Breece Hall’s Defining Moment and Embodiment of Iowa State’s Five-Star Culture

Football is a team sport, Breece Hall will probably be the first one to tell you that. But as he announced this weekend he was leaving for the NFL Draft, I think back on his career with the Iowa State Cyclones and there will be one moment that forever sticks out in my mind as his defining moment. Oh and it wasn’t a big touchdown run or a cutback for a 50-yard gain. It was something he said.
After Iowa State beat Texas on Black Friday 2020, which essentially clinched them a berth in the Big 12 Championship Game, Hall made his now famous comment, “It’s a five-star culture vs. five-star players.”
That game and that quote will forever be linked together as Hall, who rushed for over 90 yards and a touchdown as well, perfectly encapsulated why Iowa State was exceeding all expectations and beating Texas in a game that was likely going to determine who played Oklahoma in the 2020 Big 12 Championship Game.
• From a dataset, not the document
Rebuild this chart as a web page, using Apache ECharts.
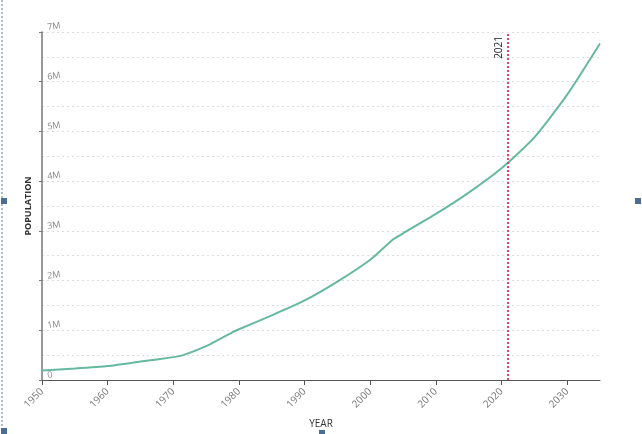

And it was so appropriate that it came from Breece Hall, who himself, embodies the five-star culture, and then turned himself into a five-star player, an All-American, Big 12 Offensive Player of the Year (twice) and future NFL Draft pick after just three seasons in college.
Don’t get me wrong, Hall wasn’t a scrub coming out of high school, he was considered a three or four-star prospect, depending which service you used, and was considered one of the best players in the state of Kansas (Wichita). But as his former high school coach let the world know last year after Iowa State beat Oklahoma, he told former OU coach Lincoln Riley to take a closer look at Breece Hall. It never happened.
Of course, it worked out just fine. And in fact, it’s stories like that, along with this piece in the Des Moines Register, discussing how Hall played JV his sophomore year of high school, since his coaches felt he needed more work on the little things. He blossomed his junior and senior years, where he rushed for over 4,000 yards combined.
But as Hall stepped foot in Ames, he began to make an immediate impact. He was ready. Whether it was his breakout three-touchdown game against West Virginia as a freshman, his 130+ rushing yards in an upset of Oklahoma in 2020, or the 242 yards he piled up against TCU, which will be the last time we see him in a Cyclones uniform, Hall was a guy who always led by example, a consummate professional, and held himself to a higher standard than anyone around him.
The turnaround of the Iowa State football program was already happening by the time Hall stepped on campus in 2019, but he helped take it to the next level with a Big 12 Championship Game appearance and a Fiesta Bowl victory. These types of moments were unprecedented for Iowa State football.
And while yes the recruiting had improved, these were not the five-star players heading to the Texas Longhorns, Oklahoma Sooners and elsewhere around college football. These were players without the most starts, but who had not just listened to Matt Campbell talk about a “five-star culture”, but actually lived and breathed it. And it showed on the field for Iowa State.
As a result, the Cyclones are now recruiting Top-30 classes in the nation on the field, but it’s because of guys like Breece Hall, and many others around him in the program, that while the stars of the players might improve, the five-star culture is here to stay in Ames.
And as we learn time and time again, that five-star culture can beat the five-star player. Breece Hall was an example of exactly that.